Por Rodolfo Díaz Wright

Abdalá Bucaram, el inolvidable bufón ecuatoriano, fue elegido a la presidencia de su país el 7 de julio de 1966, con cerca de dos millones trescientos mil votos, algo así como el 55.0% del total de la votación.

Menos de seis meses después, fue destituido fulminantemente por el Congreso de Ecuador, por “Incapacidad Mental para Gobernar”. Se cuenta que lo último que se le ocurrió hacer, en uso de sus facultades constitucionales y legales, fue andarse con unas tijeras de podar, para cortarles el miembro a quienes descubriera orinándose en la calle. Todo esto, después de que la Fiscalía ecuatoriana lo pillara y denunciara, por complicidad en casos de corrupción, en la compra de insumos médicos con sobreprecios.

Winston Churchil, solía decir que “La democracia es la peor forma de gobierno, si exceptuamos todas las demás”. Así que, a pesar de ser tan mala, es mejor que todas y es la que permite que, en ocasiones, la mayoría se equivoque eligiendo a personajes que, mediante quién sabe que artes, tienen la habilidad de embaucar bobos y atrapar incautos,  que luego, por no aceptar su error, persistirán tercamente en defenderlos y hasta festejarlos, a pesar de su reconocida incompetencia o sus desvaríos y disparates.

Los recientes casos de gobernantes locos, como Adolf Hitler o Bucaram, no son únicos. Si revisamos con cuidado la historia nos encontraremos con  verdaderas sorpresas: El Emperador romano Calígula sádico y loco se recuerda por nombrar a su caballo, de nombre Incitatus, como sacerdote y senador. El Emperador de China Zhengde, ocupaba su tiempo más en jugar que en gobernar y murió ahogado tras acabar muy borracho durante un viaje de pesca. Justiniano II de bizancio, quien en medio de su locura,  solía morder  en la cabeza a quien trataba de calmarlo. Carlos VI de francia corría por su castillo aullando a sus subordinados creyéndose un lobo y el Rey Faruq de Egipto, quien además de loco era cleptómano y llegó en una ocasión a robarle un reloj al propio Winston Churchill, son apenas una muestra pequeña de lo que ha sido esta maldición para la humanidad.

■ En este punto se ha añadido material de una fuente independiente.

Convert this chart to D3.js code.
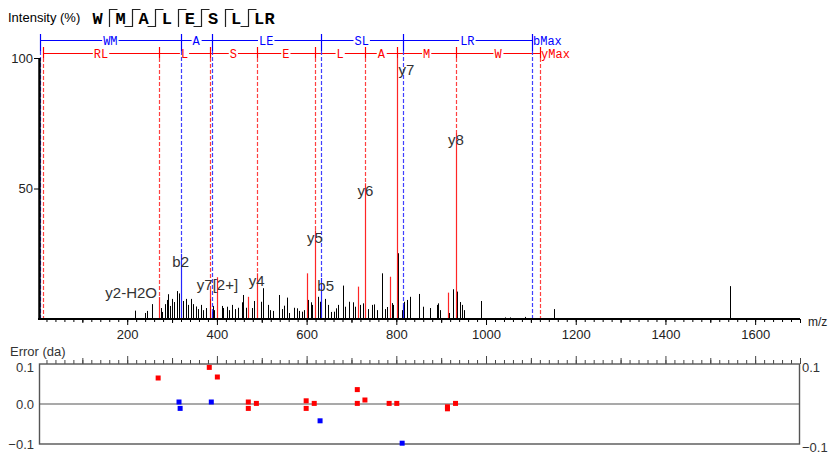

La semana que termina fue pletórica de actuaciones díscolas de nuestro alcalde y, de alguna manera, sentimos ese aroma de déjà vu, de estar viviendo algo visto y padecido recurrentemente en los últimos tiempos: La ciudad a la deriva, sin planes, sin proyectos, sin soluciones, mientras el hambre, el desempleo, las necesidades y la amenaza de un regreso de la pandemia, campan por sus fueros, y el alcalde se dedica a jugar al payaso,  a picárselas de divertido y a reemplazar con artificios de cumbiamba y maneras afectadas, su falta de preparación y su notoria incapacidad, para asumir y mantener la compostura que la dignidad de su cargo exige.

El ser popular, el ser un funcionario humano y de buen humor, que se pone en contacto con sus gobernados, son cualidades apreciadas y necesarias en los líderes, para concitar la unidad y el apoyo de su gente. Eso, sin embargo, tiene sus momentos y está muy alejado de la chabacanería, del comportamiento guache y  de las formas sugestivas y grotescas, que anuncian un deseo continuo y exagerado de burla y de bufonada, para una ciudadanía que, si bien no votó por él, si tiene derecho a un mínimo de decoro y respeto de parte de la primera autoridad de la ciudad, quien además tiene el compromiso moral, de ser modelo y ejemplo para la sociedad.

Cuando estos comportamientos extraños, se convierten en el “leitmotiv” de un gobierno, cuando son el pan nuestro de cada día, nos asalta el temor de estar frente a otro cuadro histórico, de un gobernante perturbado y alucinado.

Como decía Plutarco. “Quién no puede disimular, que no gobierne”.